В Берхтесгадене меня встретил один из адъютантов Гитлера, который сопроводил меня в Оберзальцберг. Гитлер принял меня, стоя наверху парадной лестницы. Сначала мы прошли в его кабинет, где он изложил мне свои широкомасштабные планы. Он начал, конечно, с Версаля, и так же как Трианонский договор был несправедлив по отношению к Венгрии, так и Версаль сыграл ту же роль в отношении Германии. В этом у меня не было причин возражать ему. Я был поражен его замечательной памятью, благодаря которой он, необразованный человек, усвоил много полезных знаний. Гитлер оказался очаровательным хозяином. В противоположность его более поздней манере общения, он задавал множество вопросов, проявлял большой интерес к происходившим в мире событиям. Внезапно он спросил:
– Что бы вы сделали, ваша светлость, если бы вам предстояло определить путь будущего развития Германии?
– Этим вопросом, надо сказать, вы застали меня врасплох, – ответил я. – Но если вы действительно хотите узнать, каковы мои взгляды на это, то я отвечу так. Я бы сделал все, что в моих силах, чтобы установить тесные дружеские связи между Германией и Англией.
Для бывшего морского офицера, как я, такой союз не казался невозможным, не соверши фон Тирпиц и император Вильгельм II роковую ошибку, ввязавшись в противостояние с Великобританией на море. Для новой Германии, добавил я, это не составит труда. Ведь она не сможет создать одновременно могучую армию и построить флот, равный по мощи британскому.
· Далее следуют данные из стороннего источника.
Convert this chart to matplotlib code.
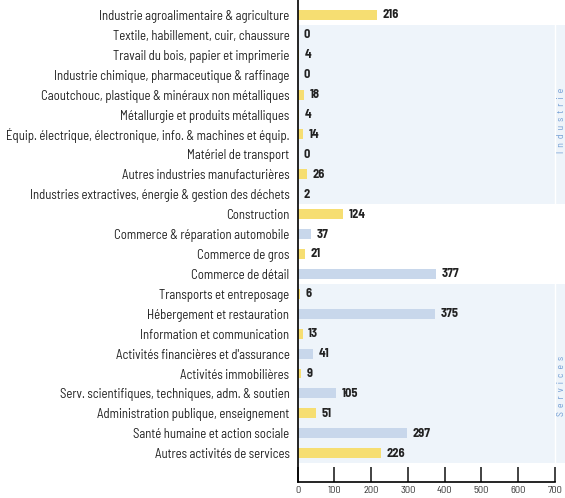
import matplotlib
matplotlib.use("Agg")
import matplotlib.pyplot as plt
from matplotlib import font_manager

names = {f.name for f in font_manager.fontManager.ttflist}
fam = "Barlow Semi Condensed" if "Barlow Semi Condensed" in names else "DejaVu Sans"
plt.rcParams["font.family"] = [fam, "DejaVu Sans"]

secteurs = [
    "Industrie agroalimentaire & agriculture",
    "Textile, habillement, cuir, chaussure",
    "Travail du bois, papier et imprimerie",
    "Industrie chimique, pharmaceutique & raffinage",
    "Caoutchouc, plastique & minéraux non métalliques",
    "Métallurgie et produits métalliques",
    "Équip. électrique, électronique, info. & machines et équip.",
    "Matériel de transport",
    "Autres industries manufacturières",
    "Industries extractives, énergie & gestion des déchets",
    "Construction",
    "Commerce & réparation automobile",
    "Commerce de gros",
    "Commerce de détail",
    "Transports et entreposage",
    "Hébergement et restauration",
    "Information et communication",
    "Activités financières et d'assurance",
    "Activités immobilières",
    "Serv. scientifiques, techniques, adm. & soutien",
    "Administration publique, enseignement",
    "Santé humaine et action sociale",
    "Autres activités de services",
]
valeurs = [216, 0, 4, 0, 18, 4, 14, 0, 26, 2, 124, 37, 21, 377, 6, 375, 13, 41, 9, 105, 51, 297, 226]
groupe = ["j", "j", "j", "j", "j", "j", "j", "j", "j", "j", "j", "b", "j", "b", "j", "b",
          "j", "b", "j", "b", "j", "b", "j"]
xticks = [0, 100, 200, 300, 400, 500, 600, 700]

couleurs = {"j": "#f6de72", "b": "#c8d7eb"}
bande = "#eef4fa"

fig = plt.figure(figsize=(5.65, 4.98), dpi=100)
ax = fig.add_axes([0.527, 0.032, 0.455, 0.968])

y = list(range(len(secteurs)))
ax.barh(y, valeurs, height=0.5, color=[couleurs[g] for g in groupe], zorder=2)

# bandes Industrie / Services
for y0, y1, nom, yc in [(0.5, 9.5, "Industrie", 5.3), (13.5, 22.5, "Services", 18.6)]:
    ax.axhspan(y0, y1, xmin=0, xmax=1.04, color=bande, clip_on=False, zorder=0, lw=0)
    ax.plot([700, 700], [y0, y1], color="white", lw=1, zorder=1, clip_on=False)
    ax.text(718, yc, "  ".join(nom), rotation=90, ha="center", va="center", fontsize=7,
            color="#6f9bd3", clip_on=False)

for yi, v in zip(y, valeurs):
    ax.text(v + 15, yi, str(v), va="center", ha="left", fontsize=9,
            fontweight="bold", color="#222222")

ax.set_yticks(y)
ax.set_yticklabels(secteurs, fontsize=9.2, color="#222222")
ax.set_ylim(23.45, -0.75)
ax.set_xlim(0, 700)
ax.set_xticks(xticks)
ax.set_xticklabels([str(t) for t in xticks], fontsize=7.5, color="#333333")
ax.tick_params(axis="y", length=0, pad=6)
ax.tick_params(axis="x", direction="in", length=11, width=1.2, pad=3, color="#222222")

for s in ["top", "right"]:
    ax.spines[s].set_visible(False)
ax.spines["left"].set_linewidth(1.2)
ax.spines["bottom"].set_linewidth(1.2)
ax.set_facecolor("none")

fig.savefig("out.png", dpi=100)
– Если вы заключите наступательный и оборонительный союз с Англией, потребность во флоте для Германии отпадет.
В ответ на мою реплику, что Англия, благодаря своему большому опыту, является единственной державой, способной поддерживать порядок в мире даже при наличии относительно небольших вооруженных сил, Гитлер ответил вопросом: разве Германия, по моему мнению, не может сделать то же самое?
– Все очень просто, – сказал я. – Британцы всегда знали, как обрести доверие людей, которыми они управляли; они прекращали все междоусобные войны и устанавливали твердый порядок, не раздражая народ всякими полицейскими ограничениями и чуждыми иноземными законами.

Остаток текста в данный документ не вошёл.